Short exercise.
Output the first line of the listing and each line after it, up to and including the line that contains "-1.60, -1.615, -1.63]", exactly as written, minus the pictures.

Data section.

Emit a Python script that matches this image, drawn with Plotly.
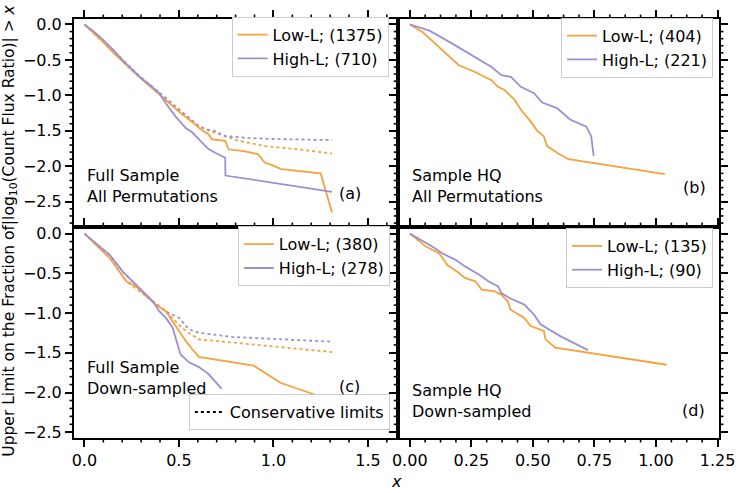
import plotly.graph_objects as go

ORANGE = "#f5a13d"
PURPLE = "#9c90d2"
FONT = "DejaVu Sans"
FS = 16

# ---------------- Panel (a): Full sample, all permutations ----------------
a_low_x = [0, 0.05, 0.10, 0.15, 0.222, 0.309, 0.36, 0.43, 0.509, 0.587, 0.62, 0.658, 0.675, 0.745, 0.763, 0.85, 0.92, 0.955, 0.99, 1.04, 1.25, 1.31]
a_low_y = [0, -0.12, -0.25, -0.39, -0.575, -0.785, -0.90, -1.06, -1.25, -1.41, -1.49, -1.55, -1.62, -1.64, -1.76, -1.79, -1.83, -1.95, -1.98, -2.04, -2.10, -2.65]
a_high_x = [0, 0.05, 0.10, 0.15, 0.203, 0.25, 0.292, 0.34, 0.397, 0.43, 0.483, 0.536, 0.57, 0.606, 0.658, 0.70, 0.745, 0.746, 1.31]
a_high_y = [0, -0.10, -0.22, -0.35, -0.505, -0.62, -0.737, -0.84, -0.97, -1.11, -1.30, -1.46, -1.52, -1.62, -1.76, -1.82, -1.88, -2.13, -2.36]
a_low_cons_x = [0, 0.10, 0.222, 0.309, 0.43, 0.48, 0.536, 0.58, 0.64, 0.70, 0.745, 0.816, 0.955, 1.13, 1.31]
a_low_cons_y = [0, -0.25, -0.575, -0.785, -1.06, -1.17, -1.30, -1.39, -1.48, -1.54, -1.575, -1.64, -1.715, -1.76, -1.82]
a_high_cons_x = [0, 0.10, 0.203, 0.292, 0.397, 0.45, 0.50, 0.553, 0.606, 0.65, 0.693, 0.745, 0.868, 1.0, 1.31]
a_high_cons_y = [0, -0.22, -0.50, -0.73, -0.96, -1.08, -1.20, -1.31, -1.435, -1.48, -1.505, -1.575, -1.60, -1.615, -1.63]

# ---------------- Panel (b): Sample HQ, all permutations ----------------
b_low_x = [0, 0.053, 0.10, 0.146, 0.199, 0.265, 0.332, 0.358, 0.385, 0.425, 0.451, 0.491, 0.518, 0.544, 0.558, 0.598, 0.645, 1.036]
b_low_y = [0, -0.11, -0.26, -0.41, -0.575, -0.67, -0.785, -0.88, -0.925, -1.06, -1.20, -1.37, -1.50, -1.575, -1.715, -1.81, -1.90, -2.11]
b_high_x = [0, 0.08, 0.173, 0.253, 0.332, 0.372, 0.411, 0.451, 0.505, 0.538, 0.598, 0.651, 0.717, 0.737, 0.747]
b_high_y = [0, -0.087, -0.27, -0.435, -0.60, -0.715, -0.74, -0.88, -0.97, -1.10, -1.18, -1.34, -1.44, -1.575, -1.855]

# ---------------- Panel (c): Full sample, down-sampled ----------------
c_low_x = [0, 0.135, 0.222, 0.274, 0.327, 0.379, 0.431, 0.466, 0.501, 0.536, 0.571, 0.606, 0.894, 1.04, 1.31]
c_low_y = [0, -0.31, -0.60, -0.665, -0.79, -0.895, -0.976, -1.10, -1.225, -1.35, -1.455, -1.55, -1.66, -1.88, -2.10]
c_high_x = [0, 0.135, 0.204, 0.274, 0.361, 0.396, 0.431, 0.466, 0.483, 0.509, 0.553, 0.606, 0.658, 0.725]
c_high_y = [0, -0.27, -0.48, -0.64, -0.85, -0.976, -1.06, -1.18, -1.31, -1.52, -1.62, -1.68, -1.77, -1.95]
c_low_cons_x = [0, 0.135, 0.222, 0.327, 0.431, 0.501, 0.536, 0.606, 0.78, 1.04, 1.31]
c_low_cons_y = [0, -0.31, -0.60, -0.79, -0.976, -1.15, -1.225, -1.33, -1.37, -1.425, -1.49]
c_high_cons_x = [0, 0.135, 0.204, 0.274, 0.361, 0.431, 0.501, 0.553, 0.606, 0.78, 1.31]
c_high_cons_y = [0, -0.27, -0.48, -0.64, -0.85, -0.98, -1.06, -1.205, -1.247, -1.30, -1.36]

# ---------------- Panel (d): Sample HQ, down-sampled ----------------
d_low_x = [0, 0.067, 0.12, 0.153, 0.193, 0.226, 0.266, 0.292, 0.345, 0.372, 0.398, 0.409, 0.465, 0.491, 0.545, 0.551, 0.591, 1.043]
d_low_y = [0, -0.166, -0.25, -0.395, -0.48, -0.56, -0.60, -0.705, -0.727, -0.77, -0.85, -0.955, -1.06, -1.163, -1.225, -1.33, -1.434, -1.65]
d_high_x = [0, 0.093, 0.133, 0.186, 0.226, 0.279, 0.319, 0.359, 0.372, 0.405, 0.465, 0.505, 0.531, 0.611, 0.724]
d_high_y = [0, -0.166, -0.25, -0.33, -0.415, -0.51, -0.60, -0.665, -0.748, -0.81, -0.893, -1.02, -1.14, -1.29, -1.466]

legend_names = {
    "a": ("Low-L; (1375)", "High-L; (710)"),
    "b": ("Low-L; (404)", "High-L; (221)"),
    "c": ("Low-L; (380)", "High-L; (278)"),
    "d": ("Low-L; (135)", "High-L; (90)"),
}
panel_text = {
    "a": "Full Sample<br>All Permutations",
    "b": "Sample HQ<br>All Permutations",
    "c": "Full Sample<br>Down-sampled",
    "d": "Sample HQ<br>Down-sampled",
}

fig = go.Figure()
LW = 1.8

def line(x, y, color, name, ax, leg, dash="solid", show=True, group=None):
    fig.add_trace(go.Scatter(
        x=x, y=y, mode="lines", name=name,
        line=dict(color=color, width=LW, dash=dash),
        xaxis=ax[0], yaxis=ax[1], legend=leg, showlegend=show,
        legendgroup=group, hoverinfo="skip"))

# panel a
line(a_low_cons_x, a_low_cons_y, ORANGE, "cons", ("x", "y"), "legend", dash="dot", show=False)
line(a_high_cons_x, a_high_cons_y, PURPLE, "cons", ("x", "y"), "legend", dash="dot", show=False)
line(a_low_x, a_low_y, ORANGE, legend_names["a"][0], ("x", "y"), "legend", group="a1")
line(a_high_x, a_high_y, PURPLE, legend_names["a"][1], ("x", "y"), "legend", group="a2")
# panel b
line(b_low_x, b_low_y, ORANGE, legend_names["b"][0], ("x2", "y2"), "legend2", group="b1")
line(b_high_x, b_high_y, PURPLE, legend_names["b"][1], ("x2", "y2"), "legend2", group="b2")
# panel c
line(c_low_cons_x, c_low_cons_y, ORANGE, "cons", ("x3", "y3"), "legend3", dash="dot", show=False)
line(c_high_cons_x, c_high_cons_y, PURPLE, "cons", ("x3", "y3"), "legend3", dash="dot", show=False)
line(c_low_x, c_low_y, ORANGE, legend_names["c"][0], ("x3", "y3"), "legend3", group="c1")
line(c_high_x, c_high_y, PURPLE, legend_names["c"][1], ("x3", "y3"), "legend3", group="c2")
line([None], [None], "black", "Conservative limits", ("x3", "y3"), "legend5", dash="dot")
# panel d
line(d_low_x, d_low_y, ORANGE, legend_names["d"][0], ("x4", "y4"), "legend4", group="d1")
line(d_high_x, d_high_y, PURPLE, legend_names["d"][1], ("x4", "y4"), "legend4", group="d2")

L, R, T, B = 74, 21, 15, 55
W, H = 747, 493
pw, ph = W - L - R, H - T - B
xsplit = (401.7 - L) / pw
ysplit = 1 - (225 - T) / ph

def axis(domain, rng, dtick, side, labels, mirror, fmt, anchor):
    return dict(
        domain=domain, range=rng, anchor=anchor, side=side,
        showline=True, linecolor="black", linewidth=2, mirror=mirror,
        ticks="outside", ticklen=7, tickwidth=1.5, tickcolor="black",
        tickmode="linear", tick0=0, dtick=dtick, tickformat=fmt, showticklabels=labels,
        showgrid=False, zeroline=False,
        tickfont=dict(family=FONT, size=FS, color="black"),
    )

xr_ac = [-0.055, 1.66]
xr_bd = [-0.047, 1.256]
yr_ab = [-2.856, 0.077]
yr_cd = [-2.572, 0.0835]

leg_common = dict(bgcolor="white", bordercolor="#cccccc", borderwidth=1,
                  font=dict(family=FONT, size=FS, color="black"),
                  xanchor="right", yanchor="top", tracegroupgap=0)

LEG_SHIFT = 9

fig.update_layout(
    width=W, height=H,
    margin=dict(l=L, r=R, t=T, b=B),
    paper_bgcolor="white", plot_bgcolor="white",
    font=dict(family=FONT, size=FS, color="black"),
    xaxis=axis([0, xsplit], xr_ac, 0.5, "top", False, True, ".1f", "y"),
    yaxis=axis([ysplit, 1], yr_ab, 0.5, "left", True, True, ".1f", "x"),
    xaxis2=axis([xsplit, 1], xr_bd, 0.25, "top", False, True, ".2f", "y2"),
    yaxis2=axis([ysplit, 1], yr_ab, 0.5, "left", False, "ticks", ".1f", "x2"),
    xaxis3=axis([0, xsplit], xr_ac, 0.5, "bottom", True, "ticks", ".1f", "y3"),
    yaxis3=axis([0, ysplit], yr_cd, 0.5, "left", True, True, ".1f", "x3"),
    xaxis4=axis([xsplit, 1], xr_bd, 0.25, "bottom", True, "ticks", ".2f", "y4"),
    yaxis4=axis([0, ysplit], yr_cd, 0.5, "left", False, "ticks", ".1f", "x4"),
    legend=dict(x=(392 - L) / pw, y=1 - (21.7 - LEG_SHIFT - T) / ph, **leg_common),
    legend2=dict(x=(720 - L) / pw, y=1 - (22.7 - LEG_SHIFT - T) / ph, **leg_common),
    legend3=dict(x=(393.3 - L) / pw, y=1 - (233.3 - LEG_SHIFT - T) / ph, **leg_common),
    legend4=dict(x=(720 - L) / pw, y=1 - (235 - LEG_SHIFT - T) / ph, **leg_common),
    legend5=dict(x=(393.3 - L) / pw, y=1 - (430 - T) / ph,
                 **{**leg_common, "yanchor": "bottom"}),
    showlegend=True,
)

# ---- minor tick marks (short outward ticks), axis decorations in paper coords ----
MINOR_LEN = 4.5
panel_dom = {  # panel -> (x domain, y domain, x range, y range)
    "a": ([0, xsplit], [ysplit, 1], xr_ac, yr_ab),
    "b": ([xsplit, 1], [ysplit, 1], xr_bd, yr_ab),
    "c": ([0, xsplit], [0, ysplit], xr_ac, yr_cd),
    "d": ([xsplit, 1], [0, ysplit], xr_bd, yr_cd),
}

def minor_vals(rng, step, major):
    vals = []
    k0 = int(rng[0] / step) - 1
    k1 = int(rng[1] / step) + 1
    for k in range(k0, k1 + 1):
        v = round(k * step, 6)
        if rng[0] <= v <= rng[1] and abs(v / major - round(v / major)) > 1e-6:
            vals.append(v)
    return vals

shapes = []
def minor_ticks(p, xstep, xmajor, ystep, ymajor, sides):
    xd, yd, xr, yr = panel_dom[p]
    dx = MINOR_LEN / pw
    dy = MINOR_LEN / ph
    style = dict(type="line", xref="paper", yref="paper",
                 line=dict(color="black", width=1.6), layer="above")
    for v in minor_vals(xr, xstep, xmajor):
        xp = xd[0] + (v - xr[0]) / (xr[1] - xr[0]) * (xd[1] - xd[0])
        if "top" in sides:
            shapes.append(dict(x0=xp, x1=xp, y0=yd[1], y1=yd[1] + dy, **style))
        if "bottom" in sides:
            shapes.append(dict(x0=xp, x1=xp, y0=yd[0], y1=yd[0] - dy, **style))
    for v in minor_vals(yr, ystep, ymajor):
        yp = yd[0] + (v - yr[0]) / (yr[1] - yr[0]) * (yd[1] - yd[0])
        if "left" in sides:
            shapes.append(dict(x0=xd[0], x1=xd[0] - dx, y0=yp, y1=yp, **style))
        if "right" in sides:
            shapes.append(dict(x0=xd[1], x1=xd[1] + dx, y0=yp, y1=yp, **style))

minor_ticks("a", 0.1, 0.5, 0.1, 0.5, ["top", "left"])
minor_ticks("b", 0.0625, 0.25, 0.1, 0.5, ["top", "left", "right"])
minor_ticks("c", 0.1, 0.5, 0.1, 0.5, ["top", "bottom", "left"])
minor_ticks("d", 0.0625, 0.25, 0.1, 0.5, ["top", "bottom", "left", "right"])

ann = []
def txt(text, x, y, xref, yref, xanchor="left", yanchor="middle", size=FS, **kw):
    ann.append(dict(text=text, x=x, y=y, xref=xref, yref=yref, showarrow=False,
                    xanchor=xanchor, yanchor=yanchor, align="left",
                    font=dict(family=FONT, size=size, color="black"), **kw))

txt(panel_text["a"], 0.034, 0.195, "x domain", "y domain")
txt("(a)", 0.851, 0.159, "x domain", "y domain", xanchor="center")
txt(panel_text["b"], 0.038, 0.195, "x2 domain", "y2 domain")
txt("(b)", 0.923, 0.19, "x2 domain", "y2 domain", xanchor="center")
txt(panel_text["c"], 0.034, 0.286, "x3 domain", "y3 domain")
txt("(c)", 0.85, 0.2455, "x3 domain", "y3 domain", xanchor="center")
txt(panel_text["d"], 0.038, 0.176, "x4 domain", "y4 domain")
txt("(d)", 0.92, 0.131, "x4 domain", "y4 domain", xanchor="center")

txt("Upper Limit on the Fraction of|log<sub>10</sub>(Count Flux Ratio)| &gt; <i>x</i>",
    (9 - L) / pw, 1 - (229 - T) / ph, "paper", "paper", xanchor="center", size=15.5, textangle=-90)
txt("<i>x</i>", (400 - L) / pw, 1 - (482 - T) / ph, "paper", "paper", xanchor="center")

fig.update_layout(annotations=ann, shapes=shapes)
fig.write_html("out.html", config={"displayModeBar": False},
               post_script="document.body.style.margin='0px';document.body.style.padding='0px';")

Task output.
Emit a Python script that matches this image, drawn with Plotly.
import plotly.graph_objects as go

ORANGE = "#f5a13d"
PURPLE = "#9c90d2"
FONT = "DejaVu Sans"
FS = 16

# ---------------- Panel (a): Full sample, all permutations ----------------
a_low_x = [0, 0.05, 0.10, 0.15, 0.222, 0.309, 0.36, 0.43, 0.509, 0.587, 0.62, 0.658, 0.675, 0.745, 0.763, 0.85, 0.92, 0.955, 0.99, 1.04, 1.25, 1.31]
a_low_y = [0, -0.12, -0.25, -0.39, -0.575, -0.785, -0.90, -1.06, -1.25, -1.41, -1.49, -1.55, -1.62, -1.64, -1.76, -1.79, -1.83, -1.95, -1.98, -2.04, -2.10, -2.65]
a_high_x = [0, 0.05, 0.10, 0.15, 0.203, 0.25, 0.292, 0.34, 0.397, 0.43, 0.483, 0.536, 0.57, 0.606, 0.658, 0.70, 0.745, 0.746, 1.31]
a_high_y = [0, -0.10, -0.22, -0.35, -0.505, -0.62, -0.737, -0.84, -0.97, -1.11, -1.30, -1.46, -1.52, -1.62, -1.76, -1.82, -1.88, -2.13, -2.36]
a_low_cons_x = [0, 0.10, 0.222, 0.309, 0.43, 0.48, 0.536, 0.58, 0.64, 0.70, 0.745, 0.816, 0.955, 1.13, 1.31]
a_low_cons_y = [0, -0.25, -0.575, -0.785, -1.06, -1.17, -1.30, -1.39, -1.48, -1.54, -1.575, -1.64, -1.715, -1.76, -1.82]
a_high_cons_x = [0, 0.10, 0.203, 0.292, 0.397, 0.45, 0.50, 0.553, 0.606, 0.65, 0.693, 0.745, 0.868, 1.0, 1.31]
a_high_cons_y = [0, -0.22, -0.50, -0.73, -0.96, -1.08, -1.20, -1.31, -1.435, -1.48, -1.505, -1.575, -1.60, -1.615, -1.63]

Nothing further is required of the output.